China's government is convinced industrialisation must go ahead - even at the risk of rural revolt.
China's authorities have admitted the immense scale of protest right across the countryside. In 2005, they recorded a staggering 87,000 examples of disturbance, protest or unrest - 1,600 incidents a week.
In India, the plight of farmers worries their government too. Farmers here are victims not of land grabs but of relentless poverty which excludes them from the new wealth.
Bhagyamma saw her husband succumb to despair
Bhagyamma is one of India's many farm widows.
She and her daughter struggle to survive in a small village in a part of Andhra Pradesh which has been dogged by drought and offers very little to sustain farming communities.
Bhagyamma's husband followed an all too frequent path here - he drank pesticide to escape crop failure.
"He couldn't pay his debts," she told me. "He didn't know what to do. That's why he killed himself. I'm so desperate we may end up doing the same."
It can look as if India is condemned to rural poverty. The local village school, like most in India, is overflowing.
The headmaster told me he was getting extra resources from the state. He needs them.
India's population is expanding twice as fast as China's and, on present trends, will actually overtake China's within 30 years.
India's future depends crucially on its growing number of children. To have any chance of lifting millions of them out of poverty, there will have to be radical improvements in education at every level.
Bold new generation
In China, the worry is precisely the reverse - too few children.
Most of China does not have India's advantage in English
Decades of a strict policy - one child per family - may leave China with not enough workers to support its ageing population. So China now fears that India's growing numbers could prove a winner - not a loser.

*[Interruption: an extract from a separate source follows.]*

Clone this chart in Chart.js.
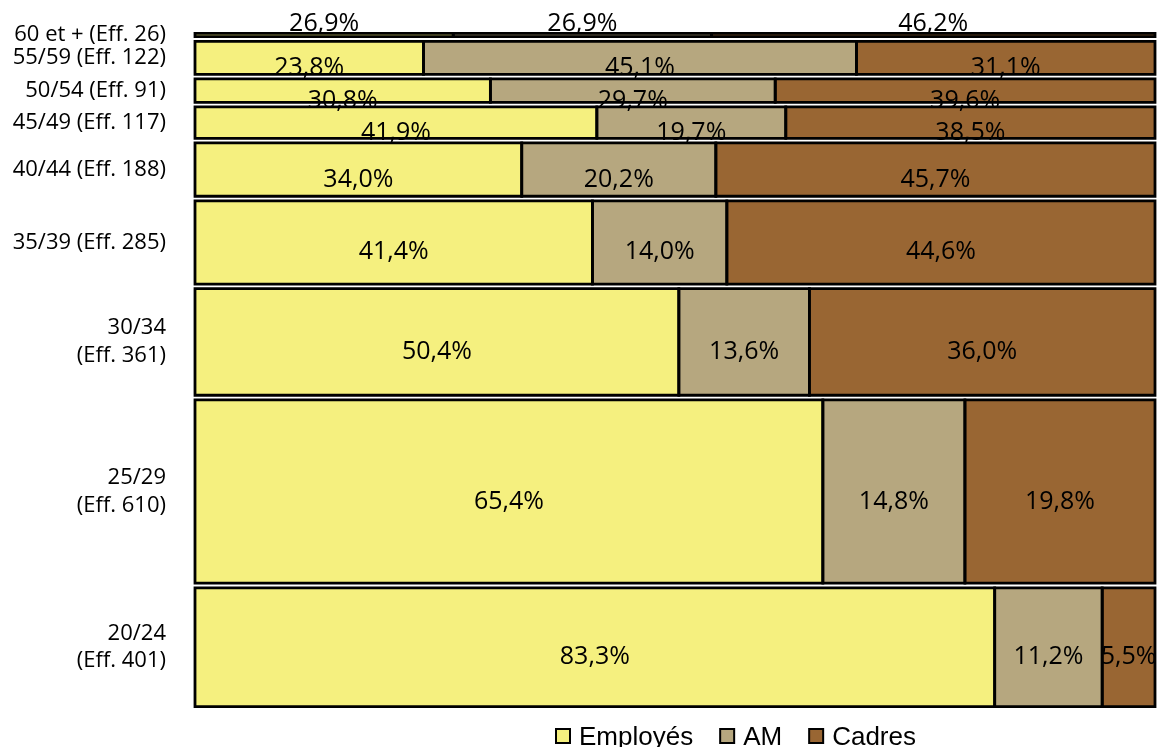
<!DOCTYPE html>
<html><head><meta charset="utf-8">
<script src="https://cdn.jsdelivr.net/npm/chart.js@4.4.0/dist/chart.umd.min.js"></script>
<style>html,body{margin:0;padding:0;background:#fff;} #wrap{width:1158px;height:747px;position:relative;}</style>
</head><body><div id="wrap"><canvas id="c"></canvas></div>
<script>
// ---- data ----
const ageGroups = ['60 et +','55/59','50/54','45/49','40/44','35/39','30/34','25/29','20/24'];
const effectifs = [26,122,91,117,188,285,361,610,401];
const seriesNames = ['Employés','AM','Cadres'];
const employes = [26.9,23.8,30.8,41.9,34.0,41.4,50.4,65.4,83.3];
const am       = [26.9,45.1,29.7,19.7,20.2,14.0,13.6,14.8,11.2];
const cadres   = [46.2,31.1,39.6,38.5,45.7,44.6,36.0,19.8,5.5];
const rowLabels = [
  ['60 et + (Eff. 26)'], ['55/59 (Eff. 122)'], ['50/54 (Eff. 91)'], ['45/49 (Eff. 117)'],
  ['40/44 (Eff. 188)'], ['35/39 (Eff. 285)'], ['30/34','(Eff. 361)'], ['25/29','(Eff. 610)'], ['20/24','(Eff. 401)']
];
const colors = ['#F5F07F','#B6A77F','#996633'];

// ---- build ----
const series = [employes, am, cadres];
const total = effectifs.reduce((a,b)=>a+b,0);
const GAP = 7.5; // inset (in effectif units) between rows
const rowStart = [];
let acc = 0;
effectifs.forEach(e => { rowStart.push(acc); acc += e; });
const rowCenters = effectifs.map((e,i)=>rowStart[i]+e/2);

const datasets = [];
ageGroups.forEach((g,i)=>{
  const rowSum = series.reduce((s,arr)=>s+arr[i],0);
  let x0 = 0;
  series.forEach((arr,k)=>{
    const x1 = x0 + arr[i]*100/rowSum;
    const y0 = rowStart[i]+GAP, y1 = rowStart[i]+effectifs[i]-GAP;
    datasets.push({
      label: seriesNames[k],
      data: [{x:x0,y:y0},{x:x1,y:y0},{x:x1,y:y1},{x:x0,y:y1},{x:x0,y:y0}],
      backgroundColor: colors[k],
      borderColor: '#000',
      borderWidth: 2.8,
      borderJoinStyle: 'miter',
      borderCapStyle: 'square',
      fill: 'shape',
      pointRadius: 0,
      pointHoverRadius: 0,
      tension: 0,
      clip: false,
      pctValue: arr[i]
    });
    x0 = x1;
  });
});

const pctLabels = {
  id: 'pctLabels',
  afterDatasetsDraw(chart){
    const ctx = chart.ctx, xs = chart.scales.x, ys = chart.scales.y;
    ctx.save();
    ctx.font = '25px "Open Sans"';
    ctx.fillStyle = '#000';
    ctx.textAlign = 'center';
    ctx.textBaseline = 'alphabetic';
    chart.data.datasets.forEach(ds=>{
      const p = ds.data;
      const cx = (xs.getPixelForValue(p[0].x)+xs.getPixelForValue(p[1].x))/2;
      const top = ys.getPixelForValue(p[0].y), bot = ys.getPixelForValue(p[2].y);
      const h = bot - top;
      const by = h < 10 ? top - 2 : (top+bot)/2 + 17;
      ctx.fillText(ds.pctValue.toFixed(1).replace('.', ',') + '%', cx, by);
    });
    ctx.restore();
  }
};

const customLegend = {
  id: 'customLegend',
  afterDraw(chart){
    const ctx = chart.ctx;
    ctx.save();
    ctx.font = '26px "Liberation Sans"';
    ctx.textBaseline = 'alphabetic';
    ctx.textAlign = 'left';
    let x = chart.chartArea.left + 360;
    const base = 745;
    seriesNames.forEach((n,k)=>{
      ctx.fillStyle = colors[k];
      ctx.fillRect(x+1, base-16, 14, 14);
      ctx.strokeStyle = '#000';
      ctx.lineWidth = 2;
      ctx.strokeRect(x+1, base-16, 14, 14);
      ctx.fillStyle = '#000';
      ctx.fillText(n, x+24, base);
      x += 24 + ctx.measureText(n).width + 26;
    });
    ctx.restore();
  }
};

new Chart(document.getElementById('c'), {
  type: 'line',
  data: { datasets },
  options: {
    responsive: true,
    maintainAspectRatio: false,
    animation: false,
    events: [],
    layout: { padding: { top: 31, right: 3, bottom: 38, left: 0 } },
    plugins: {
      legend: { display: false },
      tooltip: { enabled: false },
      filler: { drawTime: 'beforeDatasetsDraw' }
    },
    scales: {
      x: { type: 'linear', min: 0, max: 100, display: false },
      y: {
        type: 'linear', min: 0, max: total, reverse: true,
        afterBuildTicks: s => { s.ticks = rowCenters.map(v=>({value:v})); },
        afterFit: s => { s.width = 195; s.paddingTop = 0; s.paddingBottom = 0; },
        grid: { display: false, drawTicks: false },
        border: { display: false },
        ticks: {
          autoSkip: false,
          padding: 29,
          color: '#000',
          font: { family: '"Open Sans"', size: 22, lineHeight: 1.27 },
          callback: v => { const i = rowCenters.findIndex(c=>Math.abs(c-v)<0.01); return i>=0 ? rowLabels[i] : ''; }
        }
      }
    }
  },
  plugins: [pctLabels, customLegend]
});
</script>
</body></html>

And China is struggling against another handicap: the urgent need to learn English, today's global language.
At a vocational school in the city of Hang Zhou, I have to fight to suppress giggles.
I am listening to 17- and 18-year-old boys in a class singing Edelweiss from The Sound of Music to hone their English vocabulary and pronunciation.
The method may seem bizarre, but it is hard not to admire the sense of a whole nation slogging to get to the top of the world.
And what about the farmers?
Mr Cai, his wife and their grandson are about to move into their new government-provided home, spread over three floors of an apartment block with two extra storeys for them to rent out for extra income.
But that is what the village has come to now: sucked into China's phenomenal rise.
India's answer to rural poverty is more modest.
Bhagyamma will stay on the land, but she has now joined a huge government job creation scheme
guaranteeing her 100 days' pay each year.
So I leave India and China two vast countries in the midst of epic revolutionary change.
If they can solve the problems of the countryside, both India and China will be close to their goal of future greatness, reshaping the world for all of us.